Overview: How to Foster Video-Based Discussion in Classrooms?
Video is ubiquitous in classrooms. Turning that power to create videos over to the students creates impactful and purposive learning moments which can generate discussion over a designated period of time. Let’s say you are an English teacher and want to get the students’ perspectives on an autobiography chapter. Rather than asking for responses in class or a written essay, students can create a video response and become a visible contributor to the class.
Flipgrid is a tool that has won several awards including from the American Association of School Librarians and an edtech digest cool tool award. It creates video in an environment that is user-friendly and familiar to students with a variety of privacy options and subscription plans. Flipgrid is ideal for any learning environment. While it is easy to see how it could foster a sense of community in an online learning environment, it can also be used to extend conversations in a blended classroom or to bridge connections in a virtual penpal environment within a face-to-face classroom. This how-to tutorial should get you started in creating your own Flipgrid and thinking more about the possibilities of this tool.
How to Get Started with FlipGrid
Create your free account. This is easy to do. Simply click the big blue button on the first page! The free version comes with one grid of videos. This allows unlimited topics and responses created. A paid version is around $69.95 a year.

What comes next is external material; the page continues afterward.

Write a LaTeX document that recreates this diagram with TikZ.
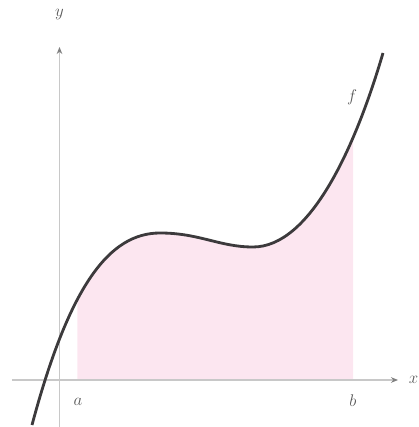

There are three sections to your Flipgrid: a dashboard, my grids, and connections. The grids feature is where you will create a new grid for your class. Within each grid, you are able to sort by a variety of functions including grid, code, or latest response. Once a grid has been created, it is time to post a new topic.
The dashboard houses your learning analytics. Here you can see how many videos have been watched, the comments posted, and if any videos have not been watched.
Flipgrid Production Decisions
The choices that you will need to make when deciding on a topic are the name of the topic, the length of the video, the topic question, topic date, an initial video, and features within the grid such as being able to reply to a post, to like a post, or to view videos but not permitted to post videos. The topic can be edited, shared, or duplicated. In order to start participating on the topic, you need to invite students to join the grid. The grid can be shared by:
- QR code
- Google Classroom
Even when you share it broadly, if a password is required to access the grid, students will need to enter that password. One of the nicest features about Flipgrid is that it can be integrated directly into the LMS.
Flipgrid User Experience
It is extremely easy for students to post a response to the Flipgrid. They simply click the add a response button. They can record themselves as many times as possible and can also turn the video around to share their environment. As can be seen from the graphic, the platform is extremely clean for students and their entire attention can be devoted to creating their response.
After a student has responded to the call for postings, you will be notified of this via email. From here, you can view the response. With a classroom subscription, you can pin posts and allow students to post video replies to other students. Flipgrid allows you to give students personalized, private feedback to their video. In addition to simple ratings, a classroom subscription allows for open-ended feedback as well.
Follow these steps and you will be well on your way to using Flipgrid. Students will appreciate the ease of use, you will appreciate the learning analytics and ability for students to externalize their thinking in a way that is comforting and familiar to them. For a more thorough understanding, watch the video tutorial above to see the process from creating a grid to viewing a student response.
Netiquette Tip: Just as you need classroom rules to ensure respect and acceptance of a diversity of opinions, a similar policy should be put in place when working with Web 2.0 tools.